Anyone who's known me for longer than five years (specifically the last five years) will know that I spent the majority of my life (yea, 21 years) fairly quietly. I didn't speak unless spoken to. I didn't share in conversations, in class discussions, in debates because I lacked the desire to engage people.

When I emerged from my imagination around the age of twelve, and realized that people weren't as nice as I had imagined and created them to be and that life really wasn't all colorful and happy and musical; when I discovered that, I shrank away from the world, namely people, so that I could protect myself and my sensitivities from the constant assault of reality.

Obviously, that tactic doesn't work, and reality pushed me deeper and deeper into myself, into the darkness that I perceived from everything around me.

Living in a hole, one doesn't find much space for conversation, nor does one develop the skills necessary to interact with people. Thus I lived from twelve to twenty-one in somewhat of a self-imposed exile.

Upon turning twenty-one, being forced to deal with the foreign circumstances surrounding that time of my life, I became aware that I enjoyed people for the most part. I had ideas and thoughts that I wanted to share, and if I opened my eyes, there were people around to listen, who would hear me.

Since then, I haven't stopped talking. I began telling stories a few years ago, and have found that, in spite of my verbosity, my family and friends generally enjoy hearing them.

Now, when I'm quiet, I'm choosing it; it doesn't feel forced or impressed upon me. I always have words, though I don't always want or need to share them.

I wonder, had I not emerged from my silent darkness, would I have become a librarian?

Words are my life, quite literally. I am immersed in books, papers, articles, and lectures daily. I promote research and learning to discover what those who have gone before us have to say. I advocate education as a key player in rising above--anything really: ignorance, poverty, injustice, etc.
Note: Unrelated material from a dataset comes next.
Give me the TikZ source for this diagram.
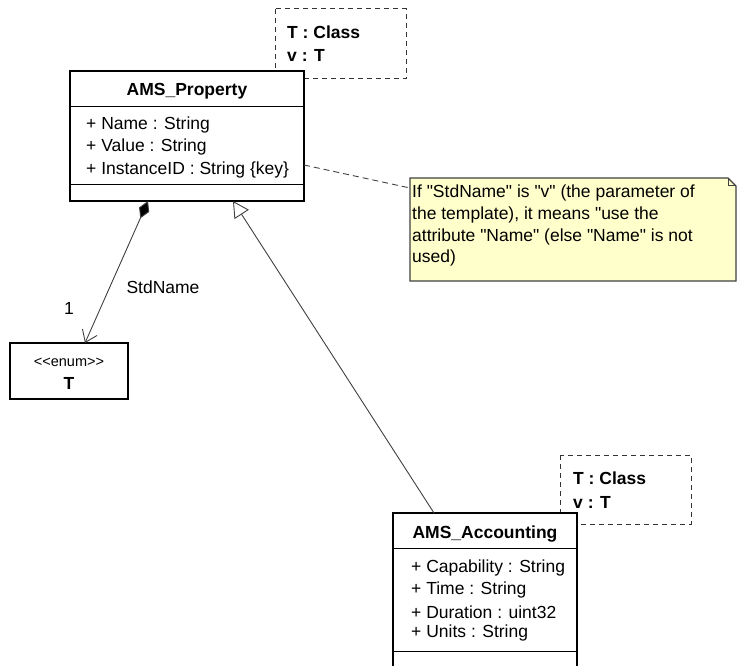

Outside of work, words are my fuel. I write them, I read them, I vocalize them, I think them (constantly), I absorb them, even when I'm not trying.

Would I have known the beauty and significance of words had I not awakened from my decade-long stupor?

I can't answer that, obviously; we can't recreate the past (nor would I want to change the course my life has taken). But I continue to find it ironic that the silent girl, the quiet one in the corner, can be found talking, listening, sharing, and engaging with multiple persons every day. And loving it.

2 comments:

Stephanie said...

I'm going to have to give a hurray for words! They are quite wonderful and such a huge part of life. Just today I used some words to express to someone that I did not need condescended to and it felt good (these were not academic words or anything, but it feels good to be able to think and then assert ones self when the time is necessary and then have the words to say).
And may I also say that I'm quite glad the stupor from 12-21 lifted because we've really enjoyed some fabulous cultural outings and lots of good conversations since! College really kind of did wonders for both of us. :)

Calli said...

Lana, since i have not much known you without words I would like to celebrate a few infamous words uttered giving a hilarious reponse to such an ordinary question..."Lana, would you like ice in your glass?"

"Yes, and I would like two cubes of ice." (giving a visual of two fingers clearly confirming your request).

Only because you said it, has it been forever stuck in my memory. Oh sister.